Requirements >> Identify the lines bearing the string "with" and gather them.
>> Start Data section
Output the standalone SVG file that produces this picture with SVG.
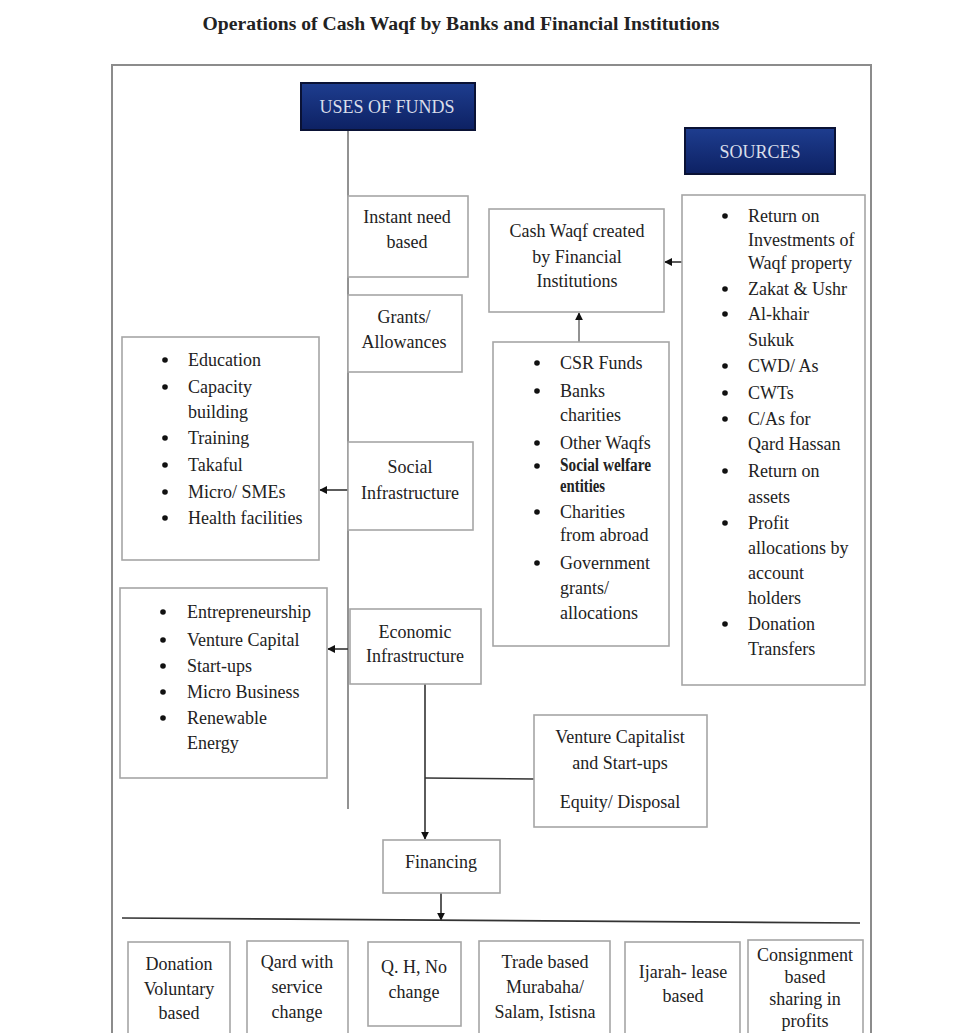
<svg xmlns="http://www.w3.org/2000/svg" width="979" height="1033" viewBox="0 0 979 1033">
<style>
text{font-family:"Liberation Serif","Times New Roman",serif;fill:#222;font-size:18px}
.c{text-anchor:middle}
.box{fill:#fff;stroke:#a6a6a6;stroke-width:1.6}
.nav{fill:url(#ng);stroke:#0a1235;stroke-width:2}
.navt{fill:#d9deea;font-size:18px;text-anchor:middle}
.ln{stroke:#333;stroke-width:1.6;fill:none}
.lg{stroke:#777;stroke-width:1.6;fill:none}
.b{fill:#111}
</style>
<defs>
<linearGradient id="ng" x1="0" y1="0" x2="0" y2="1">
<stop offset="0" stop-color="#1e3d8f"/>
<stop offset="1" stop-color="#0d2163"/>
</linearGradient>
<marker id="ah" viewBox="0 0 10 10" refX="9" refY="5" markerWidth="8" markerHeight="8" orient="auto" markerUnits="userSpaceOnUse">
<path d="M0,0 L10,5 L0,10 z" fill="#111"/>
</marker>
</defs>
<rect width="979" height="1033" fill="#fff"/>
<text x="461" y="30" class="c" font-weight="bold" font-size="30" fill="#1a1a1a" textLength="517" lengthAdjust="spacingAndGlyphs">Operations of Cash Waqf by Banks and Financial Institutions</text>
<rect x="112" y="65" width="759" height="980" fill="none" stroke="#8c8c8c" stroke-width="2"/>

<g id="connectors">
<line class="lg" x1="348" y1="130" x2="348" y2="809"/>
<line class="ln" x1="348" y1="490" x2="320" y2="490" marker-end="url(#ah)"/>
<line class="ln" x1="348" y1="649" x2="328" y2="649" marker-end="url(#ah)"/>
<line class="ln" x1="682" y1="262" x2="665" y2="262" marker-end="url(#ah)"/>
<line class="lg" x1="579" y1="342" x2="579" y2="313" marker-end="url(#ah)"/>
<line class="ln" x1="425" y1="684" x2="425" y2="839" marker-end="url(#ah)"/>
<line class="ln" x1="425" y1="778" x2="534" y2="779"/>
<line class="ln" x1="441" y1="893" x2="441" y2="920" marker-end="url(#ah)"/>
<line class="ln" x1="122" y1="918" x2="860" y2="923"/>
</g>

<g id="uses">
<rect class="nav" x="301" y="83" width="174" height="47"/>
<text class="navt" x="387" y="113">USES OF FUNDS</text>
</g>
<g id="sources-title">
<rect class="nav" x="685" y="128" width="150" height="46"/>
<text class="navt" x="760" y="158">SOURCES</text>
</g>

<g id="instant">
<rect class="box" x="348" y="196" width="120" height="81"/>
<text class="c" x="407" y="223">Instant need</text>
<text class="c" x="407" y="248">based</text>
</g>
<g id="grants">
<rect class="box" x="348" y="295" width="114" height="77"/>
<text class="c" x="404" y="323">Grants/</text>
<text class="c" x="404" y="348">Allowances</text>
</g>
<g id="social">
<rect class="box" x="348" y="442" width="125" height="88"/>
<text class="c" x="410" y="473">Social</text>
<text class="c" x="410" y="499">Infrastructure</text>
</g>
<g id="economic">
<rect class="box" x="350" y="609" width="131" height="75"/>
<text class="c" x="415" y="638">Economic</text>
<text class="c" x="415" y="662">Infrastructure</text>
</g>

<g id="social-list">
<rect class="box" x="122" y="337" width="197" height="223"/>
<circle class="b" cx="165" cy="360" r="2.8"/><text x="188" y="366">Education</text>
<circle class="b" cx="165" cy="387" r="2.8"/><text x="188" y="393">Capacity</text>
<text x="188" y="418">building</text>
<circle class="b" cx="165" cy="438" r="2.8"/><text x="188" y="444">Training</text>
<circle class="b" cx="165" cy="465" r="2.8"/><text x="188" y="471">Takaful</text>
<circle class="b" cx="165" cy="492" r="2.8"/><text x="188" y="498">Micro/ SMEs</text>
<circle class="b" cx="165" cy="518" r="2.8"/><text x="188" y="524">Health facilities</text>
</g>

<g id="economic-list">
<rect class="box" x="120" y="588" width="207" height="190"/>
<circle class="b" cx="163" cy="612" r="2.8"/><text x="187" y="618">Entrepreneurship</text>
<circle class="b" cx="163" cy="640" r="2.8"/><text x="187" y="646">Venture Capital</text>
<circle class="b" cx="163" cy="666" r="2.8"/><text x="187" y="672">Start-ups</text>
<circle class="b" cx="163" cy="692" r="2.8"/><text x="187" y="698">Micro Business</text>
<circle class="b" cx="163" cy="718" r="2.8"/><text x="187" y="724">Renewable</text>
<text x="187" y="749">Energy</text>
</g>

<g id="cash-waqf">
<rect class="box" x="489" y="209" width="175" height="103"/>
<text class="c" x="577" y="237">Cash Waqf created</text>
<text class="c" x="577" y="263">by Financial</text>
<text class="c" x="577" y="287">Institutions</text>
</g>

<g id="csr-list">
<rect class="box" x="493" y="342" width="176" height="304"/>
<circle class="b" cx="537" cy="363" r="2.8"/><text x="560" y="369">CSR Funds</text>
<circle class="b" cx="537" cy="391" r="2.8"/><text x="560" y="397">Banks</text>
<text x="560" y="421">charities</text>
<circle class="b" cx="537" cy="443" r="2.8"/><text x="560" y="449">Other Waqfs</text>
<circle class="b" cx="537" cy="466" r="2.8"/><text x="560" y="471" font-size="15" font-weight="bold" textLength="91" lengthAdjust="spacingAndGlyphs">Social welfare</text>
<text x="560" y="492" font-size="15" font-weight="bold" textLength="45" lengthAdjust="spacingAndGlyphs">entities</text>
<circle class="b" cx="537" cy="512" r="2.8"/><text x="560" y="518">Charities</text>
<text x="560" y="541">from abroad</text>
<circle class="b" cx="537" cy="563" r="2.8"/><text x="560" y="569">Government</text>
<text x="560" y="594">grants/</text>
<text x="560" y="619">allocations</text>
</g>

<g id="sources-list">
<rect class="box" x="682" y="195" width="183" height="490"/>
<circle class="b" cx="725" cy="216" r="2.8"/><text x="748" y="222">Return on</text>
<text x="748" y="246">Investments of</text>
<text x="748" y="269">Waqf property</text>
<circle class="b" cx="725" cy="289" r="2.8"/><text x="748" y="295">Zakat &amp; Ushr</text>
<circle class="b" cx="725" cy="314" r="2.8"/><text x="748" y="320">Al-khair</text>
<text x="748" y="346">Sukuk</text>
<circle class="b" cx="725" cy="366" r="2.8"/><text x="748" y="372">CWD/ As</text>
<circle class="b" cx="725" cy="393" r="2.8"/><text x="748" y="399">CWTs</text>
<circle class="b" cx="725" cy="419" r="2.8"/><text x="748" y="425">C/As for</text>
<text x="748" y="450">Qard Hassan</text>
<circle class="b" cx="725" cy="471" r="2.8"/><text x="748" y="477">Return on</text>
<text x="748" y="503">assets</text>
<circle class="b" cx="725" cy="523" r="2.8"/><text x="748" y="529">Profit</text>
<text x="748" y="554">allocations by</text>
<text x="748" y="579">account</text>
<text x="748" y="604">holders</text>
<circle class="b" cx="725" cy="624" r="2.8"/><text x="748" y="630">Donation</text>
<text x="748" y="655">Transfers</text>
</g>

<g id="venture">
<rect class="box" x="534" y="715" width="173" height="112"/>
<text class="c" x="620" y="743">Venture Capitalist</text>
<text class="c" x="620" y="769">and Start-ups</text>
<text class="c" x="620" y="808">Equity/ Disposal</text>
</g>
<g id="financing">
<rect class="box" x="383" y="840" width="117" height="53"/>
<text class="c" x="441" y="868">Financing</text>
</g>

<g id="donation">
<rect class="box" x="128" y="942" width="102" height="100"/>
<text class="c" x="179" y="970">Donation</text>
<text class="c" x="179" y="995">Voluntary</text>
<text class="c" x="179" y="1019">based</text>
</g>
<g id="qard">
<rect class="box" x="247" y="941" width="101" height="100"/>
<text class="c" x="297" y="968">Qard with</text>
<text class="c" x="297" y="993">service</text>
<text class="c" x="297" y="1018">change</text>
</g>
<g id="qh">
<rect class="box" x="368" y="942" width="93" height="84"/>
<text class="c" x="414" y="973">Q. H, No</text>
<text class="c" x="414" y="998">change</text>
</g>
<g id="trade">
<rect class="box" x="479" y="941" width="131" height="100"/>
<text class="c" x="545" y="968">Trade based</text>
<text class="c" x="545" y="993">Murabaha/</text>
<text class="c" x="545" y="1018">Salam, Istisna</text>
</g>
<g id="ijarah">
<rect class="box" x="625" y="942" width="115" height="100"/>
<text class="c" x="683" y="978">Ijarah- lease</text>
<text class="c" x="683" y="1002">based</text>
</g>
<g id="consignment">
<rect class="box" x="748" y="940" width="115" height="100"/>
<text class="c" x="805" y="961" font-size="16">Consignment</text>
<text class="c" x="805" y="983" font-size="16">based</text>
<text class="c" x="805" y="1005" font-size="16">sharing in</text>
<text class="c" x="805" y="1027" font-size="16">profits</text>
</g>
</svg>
>> End Data section
Response to this task >>
Output the standalone SVG file that produces this picture with SVG.
<text class="c" x="297" y="968">Qard with</text>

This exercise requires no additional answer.